Provided records start

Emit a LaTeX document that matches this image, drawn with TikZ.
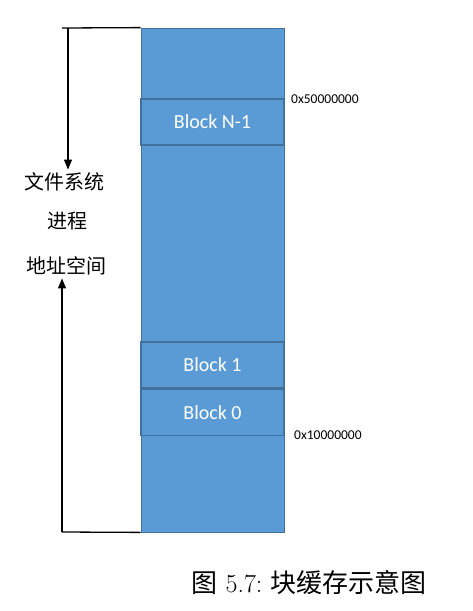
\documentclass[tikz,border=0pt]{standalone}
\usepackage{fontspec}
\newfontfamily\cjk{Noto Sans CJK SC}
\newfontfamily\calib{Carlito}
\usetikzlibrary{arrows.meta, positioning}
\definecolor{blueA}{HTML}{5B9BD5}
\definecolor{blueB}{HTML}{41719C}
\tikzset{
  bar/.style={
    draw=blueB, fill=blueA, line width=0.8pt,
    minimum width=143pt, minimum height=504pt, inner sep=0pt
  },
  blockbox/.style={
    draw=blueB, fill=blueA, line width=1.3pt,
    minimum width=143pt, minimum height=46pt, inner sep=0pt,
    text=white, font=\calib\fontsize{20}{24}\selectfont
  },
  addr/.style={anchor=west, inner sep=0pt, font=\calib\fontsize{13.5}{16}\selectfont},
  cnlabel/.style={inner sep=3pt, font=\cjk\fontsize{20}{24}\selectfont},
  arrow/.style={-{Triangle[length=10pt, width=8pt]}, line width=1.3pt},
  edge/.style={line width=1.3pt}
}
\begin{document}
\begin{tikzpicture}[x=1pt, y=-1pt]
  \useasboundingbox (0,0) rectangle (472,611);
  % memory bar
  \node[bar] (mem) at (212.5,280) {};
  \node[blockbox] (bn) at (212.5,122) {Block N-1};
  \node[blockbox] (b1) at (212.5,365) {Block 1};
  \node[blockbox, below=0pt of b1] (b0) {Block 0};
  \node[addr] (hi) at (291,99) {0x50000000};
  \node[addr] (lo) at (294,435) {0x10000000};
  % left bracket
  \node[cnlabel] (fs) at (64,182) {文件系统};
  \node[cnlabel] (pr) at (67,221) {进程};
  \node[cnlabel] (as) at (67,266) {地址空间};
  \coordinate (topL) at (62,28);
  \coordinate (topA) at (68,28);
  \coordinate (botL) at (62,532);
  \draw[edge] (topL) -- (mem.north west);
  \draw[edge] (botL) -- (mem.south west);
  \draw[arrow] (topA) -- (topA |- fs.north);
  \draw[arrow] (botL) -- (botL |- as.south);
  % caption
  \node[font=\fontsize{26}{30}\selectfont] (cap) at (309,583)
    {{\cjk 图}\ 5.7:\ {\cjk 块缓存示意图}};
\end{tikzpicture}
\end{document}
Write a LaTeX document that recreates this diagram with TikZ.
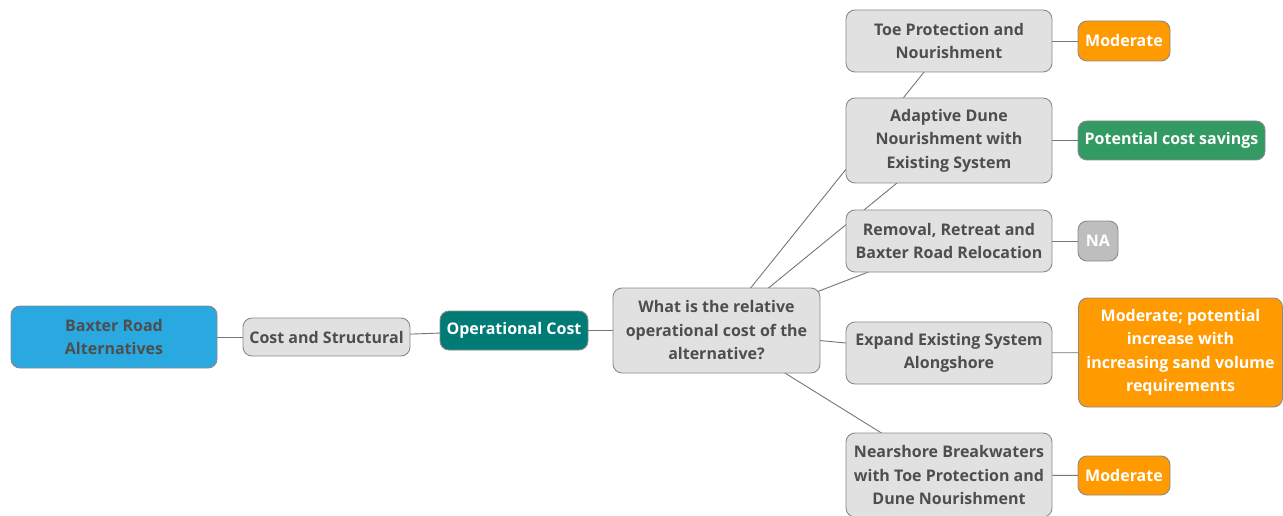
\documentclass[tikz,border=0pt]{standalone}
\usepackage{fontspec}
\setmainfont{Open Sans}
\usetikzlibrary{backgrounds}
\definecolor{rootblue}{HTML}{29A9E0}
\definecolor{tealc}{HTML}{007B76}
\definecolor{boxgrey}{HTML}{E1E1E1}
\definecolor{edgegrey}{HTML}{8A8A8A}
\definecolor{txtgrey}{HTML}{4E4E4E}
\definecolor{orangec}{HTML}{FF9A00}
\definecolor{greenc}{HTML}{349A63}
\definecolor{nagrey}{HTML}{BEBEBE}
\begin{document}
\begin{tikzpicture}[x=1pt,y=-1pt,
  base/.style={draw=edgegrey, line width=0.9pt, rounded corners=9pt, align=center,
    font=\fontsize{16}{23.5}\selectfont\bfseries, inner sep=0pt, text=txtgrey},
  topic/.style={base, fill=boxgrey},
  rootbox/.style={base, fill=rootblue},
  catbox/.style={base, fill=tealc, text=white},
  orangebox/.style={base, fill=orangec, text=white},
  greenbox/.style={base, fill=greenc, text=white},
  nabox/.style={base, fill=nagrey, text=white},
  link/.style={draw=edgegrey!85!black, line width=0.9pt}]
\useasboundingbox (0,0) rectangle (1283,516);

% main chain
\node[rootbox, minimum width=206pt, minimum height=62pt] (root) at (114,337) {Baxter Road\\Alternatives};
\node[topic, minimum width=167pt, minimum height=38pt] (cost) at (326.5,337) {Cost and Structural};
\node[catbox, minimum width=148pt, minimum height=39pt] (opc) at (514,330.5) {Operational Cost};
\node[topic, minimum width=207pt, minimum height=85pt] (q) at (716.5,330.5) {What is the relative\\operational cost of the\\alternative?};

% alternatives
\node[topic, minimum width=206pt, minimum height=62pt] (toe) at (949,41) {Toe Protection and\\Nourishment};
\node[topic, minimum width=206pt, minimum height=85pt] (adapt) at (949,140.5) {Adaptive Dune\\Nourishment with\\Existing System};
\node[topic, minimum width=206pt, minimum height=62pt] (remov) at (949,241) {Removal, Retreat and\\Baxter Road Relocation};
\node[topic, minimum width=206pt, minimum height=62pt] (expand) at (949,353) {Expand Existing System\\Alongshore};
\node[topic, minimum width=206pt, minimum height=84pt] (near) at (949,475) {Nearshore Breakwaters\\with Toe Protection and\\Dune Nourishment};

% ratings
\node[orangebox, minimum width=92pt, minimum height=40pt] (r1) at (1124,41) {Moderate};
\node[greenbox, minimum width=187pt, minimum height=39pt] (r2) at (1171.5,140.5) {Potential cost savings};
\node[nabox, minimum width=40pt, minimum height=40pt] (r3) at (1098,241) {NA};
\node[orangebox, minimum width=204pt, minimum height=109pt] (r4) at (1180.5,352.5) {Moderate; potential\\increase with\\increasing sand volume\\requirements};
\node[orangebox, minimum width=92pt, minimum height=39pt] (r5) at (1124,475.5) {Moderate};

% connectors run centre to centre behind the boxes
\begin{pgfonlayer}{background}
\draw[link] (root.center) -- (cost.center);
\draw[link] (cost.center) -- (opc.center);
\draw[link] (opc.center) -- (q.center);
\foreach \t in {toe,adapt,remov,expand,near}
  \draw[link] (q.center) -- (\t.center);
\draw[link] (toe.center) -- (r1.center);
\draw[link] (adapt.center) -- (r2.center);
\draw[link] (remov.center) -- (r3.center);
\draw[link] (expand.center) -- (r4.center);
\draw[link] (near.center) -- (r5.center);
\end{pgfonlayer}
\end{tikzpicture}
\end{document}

Provided records end

▶ Work to be completed
Quote each entry above verbatim and drop the pictures.

▶ The output
Emit a LaTeX document that matches this image, drawn with TikZ.
\documentclass[tikz,border=0pt]{standalone}
\usepackage{fontspec}
\newfontfamily\cjk{Noto Sans CJK SC}
\newfontfamily\calib{Carlito}
\usetikzlibrary{arrows.meta, positioning}
\definecolor{blueA}{HTML}{5B9BD5}
\definecolor{blueB}{HTML}{41719C}
\tikzset{
  bar/.style={
    draw=blueB, fill=blueA, line width=0.8pt,
    minimum width=143pt, minimum height=504pt, inner sep=0pt
  },
  blockbox/.style={
    draw=blueB, fill=blueA, line width=1.3pt,
    minimum width=143pt, minimum height=46pt, inner sep=0pt,
    text=white, font=\calib\fontsize{20}{24}\selectfont
  },
  addr/.style={anchor=west, inner sep=0pt, font=\calib\fontsize{13.5}{16}\selectfont},
  cnlabel/.style={inner sep=3pt, font=\cjk\fontsize{20}{24}\selectfont},
  arrow/.style={-{Triangle[length=10pt, width=8pt]}, line width=1.3pt},
  edge/.style={line width=1.3pt}
}
\begin{document}
\begin{tikzpicture}[x=1pt, y=-1pt]
  \useasboundingbox (0,0) rectangle (472,611);
  % memory bar
  \node[bar] (mem) at (212.5,280) {};
  \node[blockbox] (bn) at (212.5,122) {Block N-1};
  \node[blockbox] (b1) at (212.5,365) {Block 1};
  \node[blockbox, below=0pt of b1] (b0) {Block 0};
  \node[addr] (hi) at (291,99) {0x50000000};
  \node[addr] (lo) at (294,435) {0x10000000};
  % left bracket
  \node[cnlabel] (fs) at (64,182) {文件系统};
  \node[cnlabel] (pr) at (67,221) {进程};
  \node[cnlabel] (as) at (67,266) {地址空间};
  \coordinate (topL) at (62,28);
  \coordinate (topA) at (68,28);
  \coordinate (botL) at (62,532);
  \draw[edge] (topL) -- (mem.north west);
  \draw[edge] (botL) -- (mem.south west);
  \draw[arrow] (topA) -- (topA |- fs.north);
  \draw[arrow] (botL) -- (botL |- as.south);
  % caption
  \node[font=\fontsize{26}{30}\selectfont] (cap) at (309,583)
    {{\cjk 图}\ 5.7:\ {\cjk 块缓存示意图}};
\end{tikzpicture}
\end{document}
Write a LaTeX document that recreates this diagram with TikZ.
\documentclass[tikz,border=0pt]{standalone}
\usepackage{fontspec}
\setmainfont{Open Sans}
\usetikzlibrary{backgrounds}
\definecolor{rootblue}{HTML}{29A9E0}
\definecolor{tealc}{HTML}{007B76}
\definecolor{boxgrey}{HTML}{E1E1E1}
\definecolor{edgegrey}{HTML}{8A8A8A}
\definecolor{txtgrey}{HTML}{4E4E4E}
\definecolor{orangec}{HTML}{FF9A00}
\definecolor{greenc}{HTML}{349A63}
\definecolor{nagrey}{HTML}{BEBEBE}
\begin{document}
\begin{tikzpicture}[x=1pt,y=-1pt,
  base/.style={draw=edgegrey, line width=0.9pt, rounded corners=9pt, align=center,
    font=\fontsize{16}{23.5}\selectfont\bfseries, inner sep=0pt, text=txtgrey},
  topic/.style={base, fill=boxgrey},
  rootbox/.style={base, fill=rootblue},
  catbox/.style={base, fill=tealc, text=white},
  orangebox/.style={base, fill=orangec, text=white},
  greenbox/.style={base, fill=greenc, text=white},
  nabox/.style={base, fill=nagrey, text=white},
  link/.style={draw=edgegrey!85!black, line width=0.9pt}]
\useasboundingbox (0,0) rectangle (1283,516);

% main chain
\node[rootbox, minimum width=206pt, minimum height=62pt] (root) at (114,337) {Baxter Road\\Alternatives};
\node[topic, minimum width=167pt, minimum height=38pt] (cost) at (326.5,337) {Cost and Structural};
\node[catbox, minimum width=148pt, minimum height=39pt] (opc) at (514,330.5) {Operational Cost};
\node[topic, minimum width=207pt, minimum height=85pt] (q) at (716.5,330.5) {What is the relative\\operational cost of the\\alternative?};

% alternatives
\node[topic, minimum width=206pt, minimum height=62pt] (toe) at (949,41) {Toe Protection and\\Nourishment};
\node[topic, minimum width=206pt, minimum height=85pt] (adapt) at (949,140.5) {Adaptive Dune\\Nourishment with\\Existing System};
\node[topic, minimum width=206pt, minimum height=62pt] (remov) at (949,241) {Removal, Retreat and\\Baxter Road Relocation};
\node[topic, minimum width=206pt, minimum height=62pt] (expand) at (949,353) {Expand Existing System\\Alongshore};
\node[topic, minimum width=206pt, minimum height=84pt] (near) at (949,475) {Nearshore Breakwaters\\with Toe Protection and\\Dune Nourishment};

% ratings
\node[orangebox, minimum width=92pt, minimum height=40pt] (r1) at (1124,41) {Moderate};
\node[greenbox, minimum width=187pt, minimum height=39pt] (r2) at (1171.5,140.5) {Potential cost savings};
\node[nabox, minimum width=40pt, minimum height=40pt] (r3) at (1098,241) {NA};
\node[orangebox, minimum width=204pt, minimum height=109pt] (r4) at (1180.5,352.5) {Moderate; potential\\increase with\\increasing sand volume\\requirements};
\node[orangebox, minimum width=92pt, minimum height=39pt] (r5) at (1124,475.5) {Moderate};

% connectors run centre to centre behind the boxes
\begin{pgfonlayer}{background}
\draw[link] (root.center) -- (cost.center);
\draw[link] (cost.center) -- (opc.center);
\draw[link] (opc.center) -- (q.center);
\foreach \t in {toe,adapt,remov,expand,near}
  \draw[link] (q.center) -- (\t.center);
\draw[link] (toe.center) -- (r1.center);
\draw[link] (adapt.center) -- (r2.center);
\draw[link] (remov.center) -- (r3.center);
\draw[link] (expand.center) -- (r4.center);
\draw[link] (near.center) -- (r5.center);
\end{pgfonlayer}
\end{tikzpicture}
\end{document}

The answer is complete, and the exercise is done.